= Educational Service Units of Nebraska =

Overview of Nebraska educational service agencies

Educational Service Units (ESUs) are political subdivisions that serve as intermediate level education service agencies for member school districts. Educational Service Units were created by the Nebraska Legislature in 1965 as cooperative programs to make services more cost effective for school districts. There are currently 17 ESUs providing services to 261 public school districts. Educational Service Units provide core services for school districts, which include staff development, technology, and instructional materials. Beyond the core services, ESUs determine the services to be offered based on the needs of their member school districts.

Regional service agencies are present in over half of U.S. states. The method of selecting the board varies, but most are either elected by the public or selected by local school boards. A more in-depth analysis of the selection process is contained in the section on Governance.

In addition to regional service agencies, county or regional superintendents are publicly elected in parts of Arizona, California, Illinois, and Montana. In New Jersey, county superintendents are appointed by the chief state school officer, and in North Dakota by county commissioners. Nebraska allows for county school administrators to be appointed by county boards, but eliminated the elected office of county superintendent as of June 30, 2000.
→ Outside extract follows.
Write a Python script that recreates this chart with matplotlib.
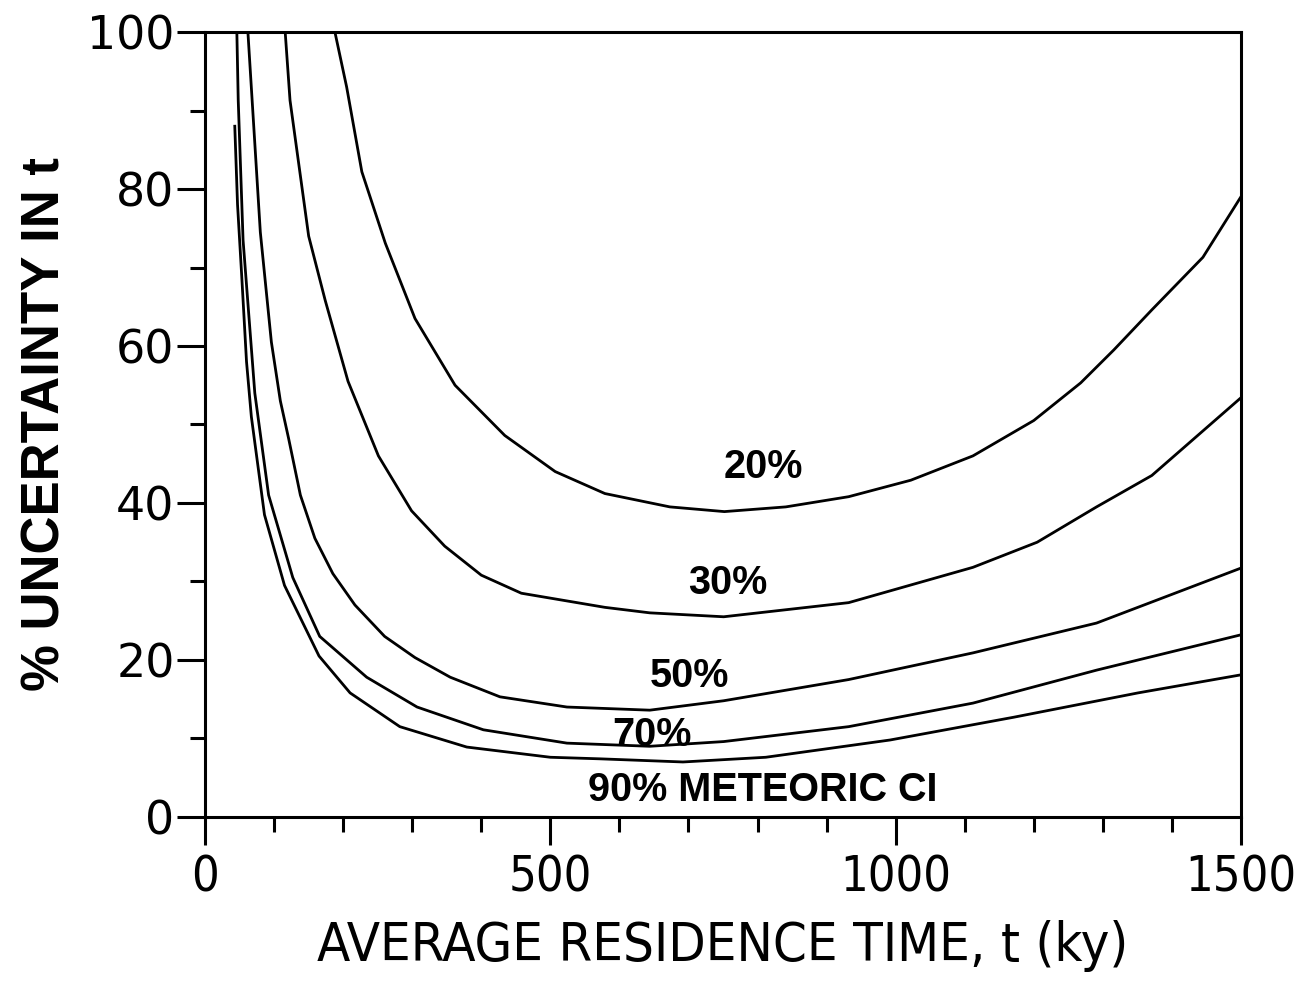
import matplotlib
matplotlib.use("Agg")
import matplotlib.pyplot as plt

# curves: residence time (ky) vs % uncertainty
c20_x = [188, 205, 227, 261, 304, 362, 434, 507, 579, 673, 752, 841, 932, 1022, 1112, 1200, 1268, 1316, 1371, 1445, 1500]
c20_y = [100, 93, 82.2, 73.1, 63.5, 55, 48.6, 44, 41.2, 39.5, 38.9, 39.5, 40.8, 42.9, 46, 50.5, 55.3, 59.5, 64.6, 71.3, 79]

c30_x = [116, 123, 150, 174, 207, 251, 299, 347, 400, 458, 579, 644, 751, 932, 1112, 1205, 1291, 1371, 1500]
c30_y = [100, 91.3, 74, 65.8, 55.5, 46.0, 39.0, 34.5, 30.8, 28.5, 26.7, 26.0, 25.5, 27.3, 31.8, 35, 39.5, 43.5, 53.4]

c50_x = [62, 80, 96, 109, 121, 138, 159, 185, 217, 260, 304, 355, 427, 524, 644, 751, 932, 1112, 1291, 1500]
c50_y = [100, 74.5, 60.5, 53, 48.2, 41, 35.5, 31, 27, 23, 20.3, 17.8, 15.3, 14, 13.6, 14.8, 17.5, 20.9, 24.7, 31.7]

c70_x = [46, 48, 55, 72, 92, 127, 166, 234, 307, 403, 524, 644, 751, 932, 1112, 1291, 1500]
c70_y = [100, 91.3, 73.5, 54, 41, 30.5, 23, 17.8, 14, 11.1, 9.4, 9.0, 9.6, 11.5, 14.5, 18.7, 23.2]

c90_x = [43, 47, 53, 60, 67, 86, 115, 165, 210, 282, 379, 500, 572, 692, 812, 992, 1171, 1351, 1500]
c90_y = [88, 78, 69, 58, 51, 38.5, 29.5, 20.5, 15.8, 11.5, 8.9, 7.6, 7.4, 7.0, 7.6, 9.8, 12.7, 15.8, 18.1]

labels = ["20%", "30%", "50%", "70%", "90% METEORIC CI"]
label_x = [808, 757, 702, 647, 808]
label_y = [44.6, 29.8, 18, 10.4, 3.4]

fig = plt.figure(figsize=(12.98, 9.89), dpi=100)
ax = fig.add_axes([0.158, 0.174, 0.798, 0.7936])

for xs, ys in [(c20_x, c20_y), (c30_x, c30_y), (c50_x, c50_y), (c70_x, c70_y), (c90_x, c90_y)]:
    ax.plot(xs, ys, color="black", lw=2.0)

for txt, tx, ty in zip(labels, label_x, label_y):
    ax.text(tx, ty, txt, ha="center", va="center", fontsize=28.5,
            family="Liberation Sans", fontweight="bold")

ax.set_xlim(0, 1500)
ax.set_ylim(0, 100)
ax.set_xticks([0, 500, 1000, 1500])
ax.set_xticks(range(0, 1501, 100), minor=True)
ax.set_yticks(range(0, 101, 20))
ax.set_yticks(range(0, 101, 10), minor=True)

for sp in ax.spines.values():
    sp.set_linewidth(2.2)

ax.tick_params(which="major", direction="out", length=20, width=2.2)
ax.tick_params(which="minor", direction="out", length=11, width=2.2)
ax.tick_params(axis="x", pad=6)
ax.tick_params(axis="y", pad=2)

for lab in ax.get_xticklabels():
    lab.set_family("DejaVu Sans")
    lab.set_stretch("condensed")
    lab.set_fontsize(35)
for lab in ax.get_yticklabels():
    lab.set_family("DejaVu Sans")
    lab.set_fontsize(33)

ax.set_xlabel("AVERAGE RESIDENCE TIME, t (ky)", family="DejaVu Sans", stretch="condensed",
              fontsize=39, labelpad=14)
ax.set_ylabel("% UNCERTAINTY IN t", family="Liberation Sans", fontweight="bold",
              fontsize=38, labelpad=12)

fig.savefig("out.png", dpi=100)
Educational Service Units have been studied on several occasions. The most significant studies were in 1986 by the Legislature and in 1995 by the Department of Education. This review builds on the prior studies and examines the current status of ESUs, including changes implemented as a result of the preceding efforts.

The study was conducted by a staff group consisting of legislative staff from the Education Committee, staff from the offices of members of the Education Committee, and staff from the Legislative Fiscal Office. The staff group conducted the study using several methods. First historical research was done beginning with the prior studies and building on the information they provided. The Legislative Fiscal Office provided updated financial information. Internet resources were used to derive national information. The staff group then visited six ESUs, met with representatives from seven additional ESUs, and invited the other four ESUs to provide input. The staff group also gathered information through surveys sent to each ESU and each school district. The surveys replicated the surveys from 1986 and 1995. However, the redundancy of the responses on the ESU surveys in this study indicated efforts by a number of the ESUs to coordinate their answers. This effort compromised the quality of information by limiting the perspectives that were shared with the study group. The ESU survey utilized open-ended questions, resulting in a narrative description, rather than a quantitative summary.

This report looks at four categories of issues: Boundaries, Governance, Finance, and Services. The report is organized according to those categories. Under each category is a background section, a section discussing potential issues, and a section indicating possible changes. The potential issues and possible changes do not necessarily reflect the views of the staff group that compiled this report or the views of the Education Committee, but rather represent concerns and ideas that have been brought forward over time or in the process of this study.

The statutory requirements governing ESUs are generally contained in the Educational Service Units Act. However, as a political subdivision other provisions also apply, such as the Nebraska Budget Act, the Elections Act, and the Interlocal Cooperation Act.

The Department of Education has also issued two rules regarding ESUs. Rule 84 is the accreditation rule for ESUs. Rule 85 provides the procedures for ESU reorganizations.

In the visits to ESUs and with ESU staffs, there was generally an eagerness to show how much had been accomplished with limited funding. There was a definite emphasis on economic efficiency and the delivery of services. However, a major concern for most ESUs was the inability to provide more services due to financial constraints.